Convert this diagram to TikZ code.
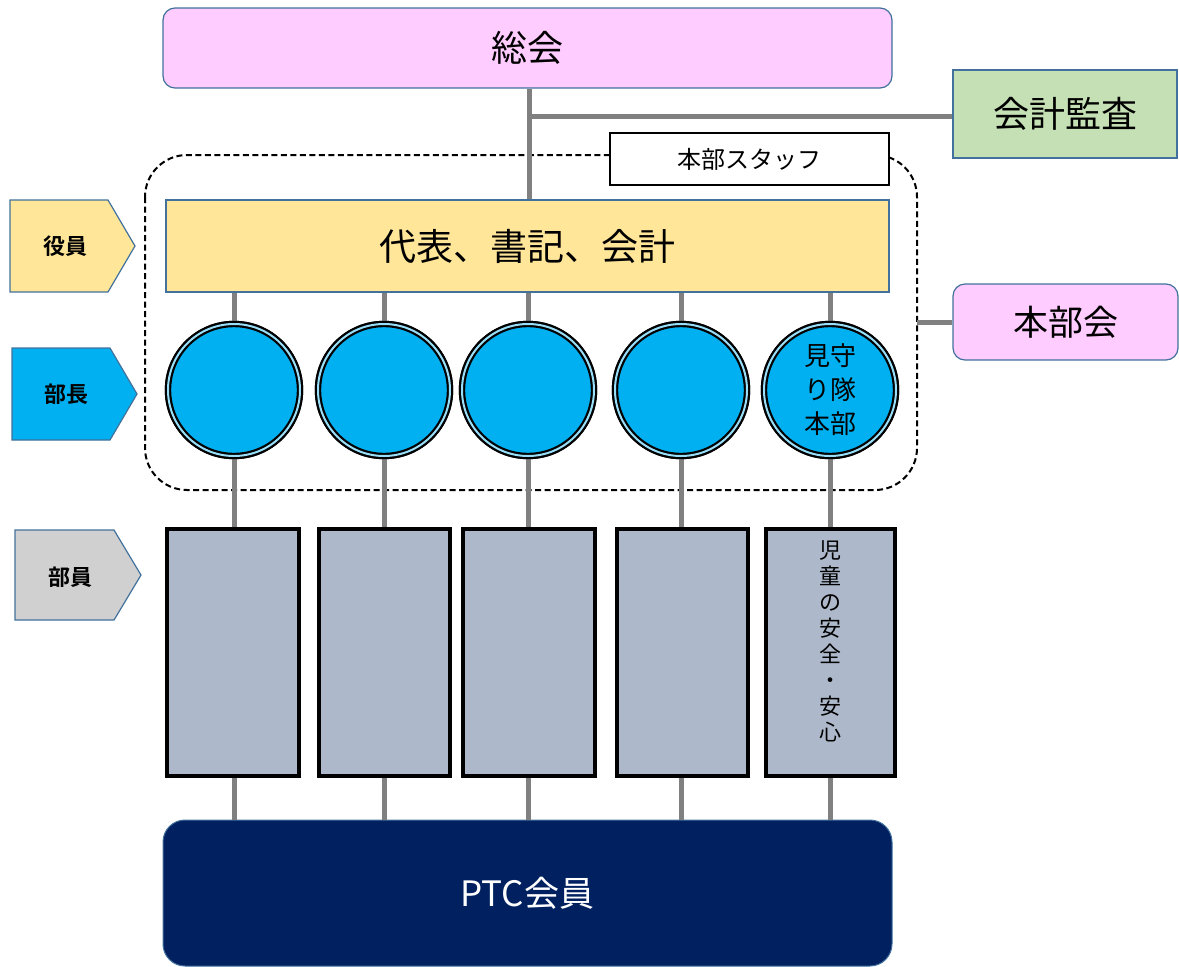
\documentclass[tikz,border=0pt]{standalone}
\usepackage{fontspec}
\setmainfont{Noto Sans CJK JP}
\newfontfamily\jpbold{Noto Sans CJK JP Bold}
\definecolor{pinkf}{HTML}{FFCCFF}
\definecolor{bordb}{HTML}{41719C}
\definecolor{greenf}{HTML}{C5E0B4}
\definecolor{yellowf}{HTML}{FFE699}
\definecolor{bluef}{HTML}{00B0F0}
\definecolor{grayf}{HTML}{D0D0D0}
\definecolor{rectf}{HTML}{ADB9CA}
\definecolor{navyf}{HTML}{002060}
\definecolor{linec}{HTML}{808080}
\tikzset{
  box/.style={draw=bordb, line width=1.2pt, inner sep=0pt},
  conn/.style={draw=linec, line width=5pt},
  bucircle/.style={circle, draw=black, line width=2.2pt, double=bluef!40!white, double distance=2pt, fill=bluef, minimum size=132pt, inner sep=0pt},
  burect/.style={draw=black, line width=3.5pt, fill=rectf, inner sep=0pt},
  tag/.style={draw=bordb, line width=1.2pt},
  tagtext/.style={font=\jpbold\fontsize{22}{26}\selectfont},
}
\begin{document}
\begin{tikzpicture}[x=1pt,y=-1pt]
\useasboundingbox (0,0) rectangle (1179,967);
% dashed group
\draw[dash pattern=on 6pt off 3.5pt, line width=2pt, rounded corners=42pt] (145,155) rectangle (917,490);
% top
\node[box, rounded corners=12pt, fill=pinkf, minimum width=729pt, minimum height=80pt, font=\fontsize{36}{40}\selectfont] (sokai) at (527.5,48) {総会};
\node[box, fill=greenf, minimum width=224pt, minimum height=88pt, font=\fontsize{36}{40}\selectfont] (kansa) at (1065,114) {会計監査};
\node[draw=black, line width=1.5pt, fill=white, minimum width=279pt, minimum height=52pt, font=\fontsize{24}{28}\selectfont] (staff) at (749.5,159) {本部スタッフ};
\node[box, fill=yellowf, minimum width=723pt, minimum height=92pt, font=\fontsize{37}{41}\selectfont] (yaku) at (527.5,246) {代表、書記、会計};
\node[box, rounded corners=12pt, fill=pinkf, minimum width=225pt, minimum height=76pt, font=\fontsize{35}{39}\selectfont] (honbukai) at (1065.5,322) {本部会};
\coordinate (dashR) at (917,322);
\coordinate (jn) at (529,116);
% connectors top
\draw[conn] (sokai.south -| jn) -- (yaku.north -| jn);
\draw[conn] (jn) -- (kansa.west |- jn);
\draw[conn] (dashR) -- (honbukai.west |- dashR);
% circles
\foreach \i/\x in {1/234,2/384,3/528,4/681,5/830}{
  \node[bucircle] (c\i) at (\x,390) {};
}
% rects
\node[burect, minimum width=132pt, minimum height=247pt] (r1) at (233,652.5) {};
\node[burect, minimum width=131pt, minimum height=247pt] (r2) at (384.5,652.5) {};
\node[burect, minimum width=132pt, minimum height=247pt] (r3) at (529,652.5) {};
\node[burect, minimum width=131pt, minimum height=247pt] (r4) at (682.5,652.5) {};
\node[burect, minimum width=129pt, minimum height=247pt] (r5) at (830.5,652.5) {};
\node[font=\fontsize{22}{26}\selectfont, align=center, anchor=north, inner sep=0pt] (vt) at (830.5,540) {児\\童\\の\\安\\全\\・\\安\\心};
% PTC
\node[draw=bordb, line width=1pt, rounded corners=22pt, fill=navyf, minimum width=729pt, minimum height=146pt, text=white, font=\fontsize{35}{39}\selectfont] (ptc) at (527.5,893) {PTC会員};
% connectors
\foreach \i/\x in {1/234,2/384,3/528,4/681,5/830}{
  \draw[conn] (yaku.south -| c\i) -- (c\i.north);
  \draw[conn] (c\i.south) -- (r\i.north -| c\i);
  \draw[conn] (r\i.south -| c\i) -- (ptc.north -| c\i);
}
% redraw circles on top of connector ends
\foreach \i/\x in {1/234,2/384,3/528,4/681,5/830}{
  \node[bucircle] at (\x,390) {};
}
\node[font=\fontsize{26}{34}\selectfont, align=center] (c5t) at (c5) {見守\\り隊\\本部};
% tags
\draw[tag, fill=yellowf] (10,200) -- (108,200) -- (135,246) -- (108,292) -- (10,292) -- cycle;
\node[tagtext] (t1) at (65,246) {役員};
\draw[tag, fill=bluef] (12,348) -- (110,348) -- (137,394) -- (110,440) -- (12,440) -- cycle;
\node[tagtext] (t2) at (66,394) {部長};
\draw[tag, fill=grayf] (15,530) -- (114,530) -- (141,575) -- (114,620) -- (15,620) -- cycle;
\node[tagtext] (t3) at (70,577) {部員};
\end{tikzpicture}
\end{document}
──────────
Each line above is to be copied verbatim. Drop any image from the copy.

*Written response*
Convert this diagram to TikZ code.
\documentclass[tikz,border=0pt]{standalone}
\usepackage{fontspec}
\setmainfont{Noto Sans CJK JP}
\newfontfamily\jpbold{Noto Sans CJK JP Bold}
\definecolor{pinkf}{HTML}{FFCCFF}
\definecolor{bordb}{HTML}{41719C}
\definecolor{greenf}{HTML}{C5E0B4}
\definecolor{yellowf}{HTML}{FFE699}
\definecolor{bluef}{HTML}{00B0F0}
\definecolor{grayf}{HTML}{D0D0D0}
\definecolor{rectf}{HTML}{ADB9CA}
\definecolor{navyf}{HTML}{002060}
\definecolor{linec}{HTML}{808080}
\tikzset{
  box/.style={draw=bordb, line width=1.2pt, inner sep=0pt},
  conn/.style={draw=linec, line width=5pt},
  bucircle/.style={circle, draw=black, line width=2.2pt, double=bluef!40!white, double distance=2pt, fill=bluef, minimum size=132pt, inner sep=0pt},
  burect/.style={draw=black, line width=3.5pt, fill=rectf, inner sep=0pt},
  tag/.style={draw=bordb, line width=1.2pt},
  tagtext/.style={font=\jpbold\fontsize{22}{26}\selectfont},
}
\begin{document}
\begin{tikzpicture}[x=1pt,y=-1pt]
\useasboundingbox (0,0) rectangle (1179,967);
% dashed group
\draw[dash pattern=on 6pt off 3.5pt, line width=2pt, rounded corners=42pt] (145,155) rectangle (917,490);
% top
\node[box, rounded corners=12pt, fill=pinkf, minimum width=729pt, minimum height=80pt, font=\fontsize{36}{40}\selectfont] (sokai) at (527.5,48) {総会};
\node[box, fill=greenf, minimum width=224pt, minimum height=88pt, font=\fontsize{36}{40}\selectfont] (kansa) at (1065,114) {会計監査};
\node[draw=black, line width=1.5pt, fill=white, minimum width=279pt, minimum height=52pt, font=\fontsize{24}{28}\selectfont] (staff) at (749.5,159) {本部スタッフ};
\node[box, fill=yellowf, minimum width=723pt, minimum height=92pt, font=\fontsize{37}{41}\selectfont] (yaku) at (527.5,246) {代表、書記、会計};
\node[box, rounded corners=12pt, fill=pinkf, minimum width=225pt, minimum height=76pt, font=\fontsize{35}{39}\selectfont] (honbukai) at (1065.5,322) {本部会};
\coordinate (dashR) at (917,322);
\coordinate (jn) at (529,116);
% connectors top
\draw[conn] (sokai.south -| jn) -- (yaku.north -| jn);
\draw[conn] (jn) -- (kansa.west |- jn);
\draw[conn] (dashR) -- (honbukai.west |- dashR);
% circles
\foreach \i/\x in {1/234,2/384,3/528,4/681,5/830}{
  \node[bucircle] (c\i) at (\x,390) {};
}
% rects
\node[burect, minimum width=132pt, minimum height=247pt] (r1) at (233,652.5) {};
\node[burect, minimum width=131pt, minimum height=247pt] (r2) at (384.5,652.5) {};
\node[burect, minimum width=132pt, minimum height=247pt] (r3) at (529,652.5) {};
\node[burect, minimum width=131pt, minimum height=247pt] (r4) at (682.5,652.5) {};
\node[burect, minimum width=129pt, minimum height=247pt] (r5) at (830.5,652.5) {};
\node[font=\fontsize{22}{26}\selectfont, align=center, anchor=north, inner sep=0pt] (vt) at (830.5,540) {児\\童\\の\\安\\全\\・\\安\\心};
% PTC
\node[draw=bordb, line width=1pt, rounded corners=22pt, fill=navyf, minimum width=729pt, minimum height=146pt, text=white, font=\fontsize{35}{39}\selectfont] (ptc) at (527.5,893) {PTC会員};
% connectors
\foreach \i/\x in {1/234,2/384,3/528,4/681,5/830}{
  \draw[conn] (yaku.south -| c\i) -- (c\i.north);
  \draw[conn] (c\i.south) -- (r\i.north -| c\i);
  \draw[conn] (r\i.south -| c\i) -- (ptc.north -| c\i);
}
% redraw circles on top of connector ends
\foreach \i/\x in {1/234,2/384,3/528,4/681,5/830}{
  \node[bucircle] at (\x,390) {};
}
\node[font=\fontsize{26}{34}\selectfont, align=center] (c5t) at (c5) {見守\\り隊\\本部};
% tags
\draw[tag, fill=yellowf] (10,200) -- (108,200) -- (135,246) -- (108,292) -- (10,292) -- cycle;
\node[tagtext] (t1) at (65,246) {役員};
\draw[tag, fill=bluef] (12,348) -- (110,348) -- (137,394) -- (110,440) -- (12,440) -- cycle;
\node[tagtext] (t2) at (66,394) {部長};
\draw[tag, fill=grayf] (15,530) -- (114,530) -- (141,575) -- (114,620) -- (15,620) -- cycle;
\node[tagtext] (t3) at (70,577) {部員};
\end{tikzpicture}
\end{document}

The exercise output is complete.